1. Pogge (2009) believes Kant’s ‘absolutist’ conception of sovereignty clashes with a vertical division of powers, and would therefore resist the tangled inter-relations of powers propounded here. However, Formosa argues that Pogge’s position rests upon a mistaken conflation of powers (which may be divided) and the people’s sovereignty as general will (which must remain supreme). Far from Kant’s conception of sovereignty being in tension with a division of powers, Formosa argues that Kant’s polity requires such a division (2014, pp. 41–42). The distinction Formosa draws is found throughout history; theorists (including Kant’s major influence, Rousseau) routinely spoke of an ‘absolute’ or ‘supreme’ power even as they separated institutions and introduced checks and balances (Vile, 1998, pp. 46, 69, 158–159, 195–199).
2. Magill accepts that the ‘rule-of-law thesis’ potentially justifies the separation of powers. She argues against it, however, on the basis that it is (she asserts) ‘daunting if not impossible’ to separate lawmaking from law implementation (2000, p. 1193). (Magill, as I read her, is not saying it is a challenge to attach the separation of powers to the rule of law; rather, she is denying the rule of law per se. If there is no distinction between rule making and rule implementation, then the rule of law must, by definition, be impossible.) It is true that there are boundary cases where a reasonable person might not be sure at what point legal implementation finishes and legal creation begins, but this appeal to marginal cases provides little reason to doubt the tenability of the distinction more generally. By way of analogy, the fact that there are boundary cases between baldness and hairiness where it is impossible to determine whether we should describe Alf’s head as bald provides little reason to think there is no distinction between baldness and hairiness.

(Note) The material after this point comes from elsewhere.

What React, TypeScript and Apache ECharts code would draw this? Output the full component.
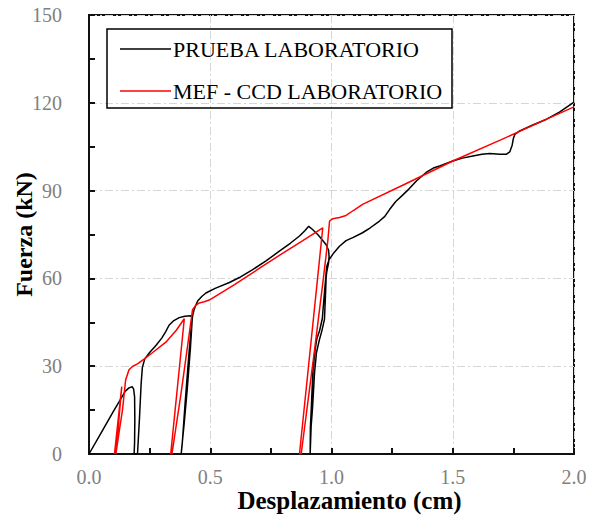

Vagueness in marginal cases presents no reason for rejecting concepts themselves.
3. This claim depends, of course, on exactly what types of acts might be gridlocked. Although the passage of new laws might not, strictly speaking, be vital, at least some legislative acts are necessary to the functioning of modern government. In this respect, the separation of powers is forever attempting to navigate between the Scylla of governmental abuse and the Charybdis of governmental gridlock.
4. Additional reasons bulwark this limitation. An agent that can veto policy in exceptional cases may not be well-placed for initiating policy. For example, the executive is poorly placed to perform the difficult and time-consuming task of formulating legislation, which usually requires substantial legal expertise, lengthy deliberation with stakeholders, weighing of consequences and responses, and so on.